The Seven Deaths of Evelyn Hardcastle is a fantastic read that features a unique and imaginative combination of genres.  The basis of the story is a complicated murder mystery placed within the setting of a British manor house.  However, there is a certain and mysterious fantastic element that makes the narrator relive the day over and over again within a new host.  The murder mystery, the manor house setting and the time travelling body swapping, combine together perfectly into a tremendously addictive narrative.

At the heart of the story is an intense and compelling mystery that quickly becomes the main draw for the reader.  Solving the murder of Evelyn Hardcastle requires the protagonist to discover and expose every single secret and lie within the manor.  The sheer amount of details and enigmas that Turton has included with the book are so immense that it takes nearly eight different perspectives of the same sequence of events to get them all together.  Even then, the reader will be amazed by every single twist and turn that it takes to get to the final reveals.  The time travel and body  switching elements of the plot cleverly tie in and enhance the book’s mystery elements.  These elements allow the reader to see multiple versions of the same event, provide a wide variety of different perspectives on the clues, and pull together different testimonies from the same characters as they are questioned by the various hosts.

In addition to enhancing the murder mystery elements, the time travel and body switching aspects of the novel also help to increase the pacing and suspense throughout the book.  The transition between the main character’s various hosts is not as linear as it first appears.  Not only does the narrator switch to his next host once a day is over, he can also switch back to a previous host when he one of his hosts is knocked out, falls asleep or is killed.  This allows the reader to flip through these hosts when a lot of action is occurring, especially when the narrator’s various hosts are targeted in quick succession.  Additional suspense is also introduced due to many of the incidents within the story being out of sync with the narrator.  Various events have been put into place by either future hosts of the narrator or by characters from different points of the book’s timeline.  As a result, the reader has no idea why some events are happening, especially at the start of the book, and it is cool when the various causes of these events are revealed throughout the later parts of the book.

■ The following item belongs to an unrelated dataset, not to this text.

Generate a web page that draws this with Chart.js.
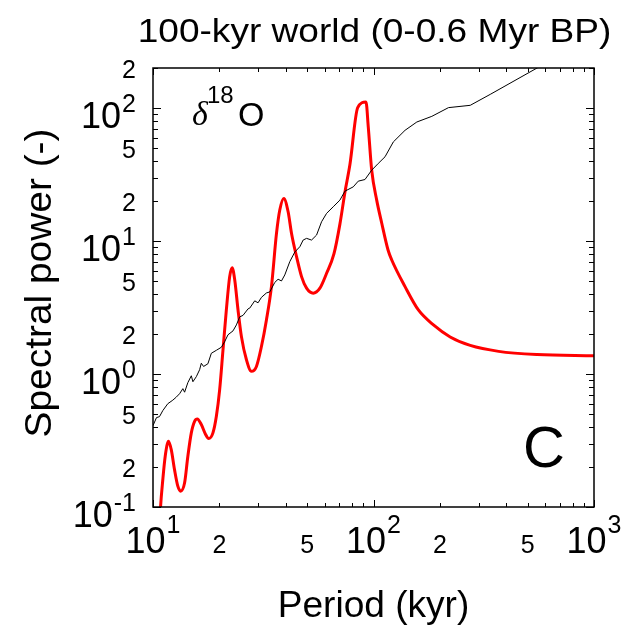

An appealing part of The Seven Deaths of Evelyn Hardcastle is the eight unique hosts for the main character to possess.  Each of these hosts has their own strengths and weaknesses, and it is intriguing watching the main character try and work out what they are.  They also have their own distinctive personalities that affect the main character in different and subtle ways.  The hosts also have their own way of dealing with people or situations, and this affects how the main character reacts and goes about his investigation.  It is intriguing to see how he changes from host to host.  In addition, there is no certainty about who the main character’s future hosts are going to be.  While there are hints, the reader doesn’t know until the narrator wakes up in the body, so the reader can’t help but examine the other characters with whom the narrator interacts in case they are a future host.  There are also some interesting scenes in which the narrator attempts to find and interact with a future version of himself.  Turton’s use of multiple hosts for his narrator is an important and distinctive part of this book that cleverly adds additional mystery to the narrative while also providing suspense and a changing array of personalities and challenges for the protagonist.

Representing a masterful combination of crime fiction and otherworldly attributes, The Seven Deaths of Evelyn Hardcastle is pure enthrallment that is guaranteed to transfix all eyes to its pages.  As one of the best releases of 2018, I cannot recommend this book enough.